The task: Provide nothing beyond the count of lines that include the string "this".

Supplied records:
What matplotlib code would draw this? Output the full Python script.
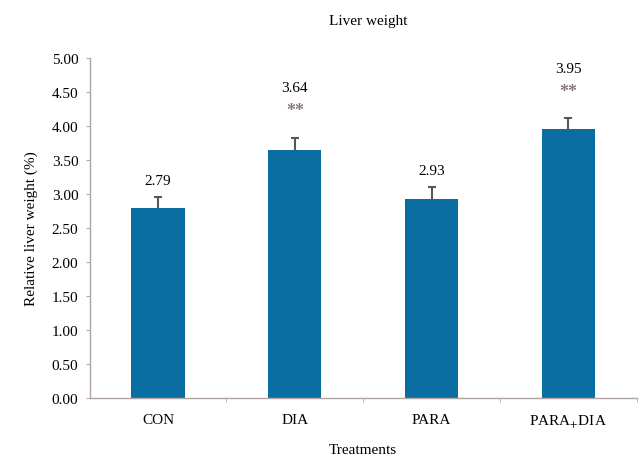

* * *

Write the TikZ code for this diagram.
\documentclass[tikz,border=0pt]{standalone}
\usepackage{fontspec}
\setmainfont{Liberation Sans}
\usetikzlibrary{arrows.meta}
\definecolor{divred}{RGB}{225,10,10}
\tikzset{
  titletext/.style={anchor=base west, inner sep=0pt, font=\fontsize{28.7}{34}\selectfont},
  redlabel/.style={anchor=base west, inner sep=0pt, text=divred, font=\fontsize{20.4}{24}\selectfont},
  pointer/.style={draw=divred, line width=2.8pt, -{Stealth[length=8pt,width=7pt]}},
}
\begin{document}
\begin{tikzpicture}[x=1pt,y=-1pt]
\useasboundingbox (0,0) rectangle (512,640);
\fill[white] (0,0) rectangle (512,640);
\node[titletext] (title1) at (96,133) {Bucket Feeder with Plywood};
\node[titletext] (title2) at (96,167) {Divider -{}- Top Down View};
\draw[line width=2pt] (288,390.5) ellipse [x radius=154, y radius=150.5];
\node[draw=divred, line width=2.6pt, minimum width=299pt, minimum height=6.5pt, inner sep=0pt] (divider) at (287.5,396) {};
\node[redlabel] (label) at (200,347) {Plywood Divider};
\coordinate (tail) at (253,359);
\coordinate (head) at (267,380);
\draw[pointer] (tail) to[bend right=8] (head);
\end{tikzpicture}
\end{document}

Output of the task: 2